Hacking a space borne piece of hardware that is in active use is probably an excellent way to become a 'person of interest' for a ton of agencies that you want no interaction with whatsoever. If you see an E2 flying in your neighbourhood while you're doing this it might be time to start packing.


In this case it requires a 400W transmitter and an extremely large parabolic antenna. Probably not something they'll have at the local hackerspace.

Satellites in LEO/MEO might be reachable with more readily obtainable equipment though.


The 400W transmitter is doable, the large parabolic antenna would be a bit harder to hide. Though, as you up the power you can use a smaller antenna. The giveaway then becomes fried birds falling out of the sky.


You also wouldn't have the hardest time finding where a 400W+ signal is coming from.


You're going 'up' with a highly directional antenna, and you're going to be transmitting very short bursts. The biggest risk will be the lobes projecting from the antenna some of those will be pointing back at the planet instead of into space. Airtraffic will have the biggest risk of interference (also because the frequency band is close).

So kidding aside you will need to make very certain that (1) you have the right permits and (2) that your gear is not inadvertently sending out a dirty signal. The narrower the better. Better start shopping for a second hand spectrum analyzer ;)


It's not even building a big dish that's the problem, it's that it has to be pointed extremely accurately and stably, and preferably able to track..t


Half of the problem is recieving signals back, as you can't just turn up the power on the satellite. I suppose if you knew exactly what command to send, and there was no form of handshaking this might not be a problem.
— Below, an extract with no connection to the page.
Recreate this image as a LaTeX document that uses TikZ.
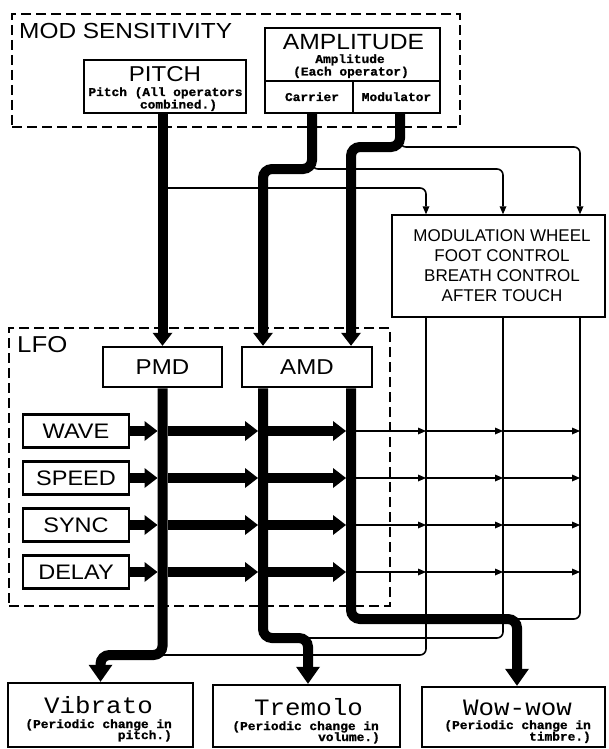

> Someone is going to do something bad with this new idea.

Someone is always going to do something bad with something that others would do something good with. Sitting around being afraid of it is pointless.



The obligatory xkcd - http://xkcd.com/1337/


Why is Hacker News feeling like Reddit?

Get down voted for a different opinion. Didn't it cause more conversation about the issue?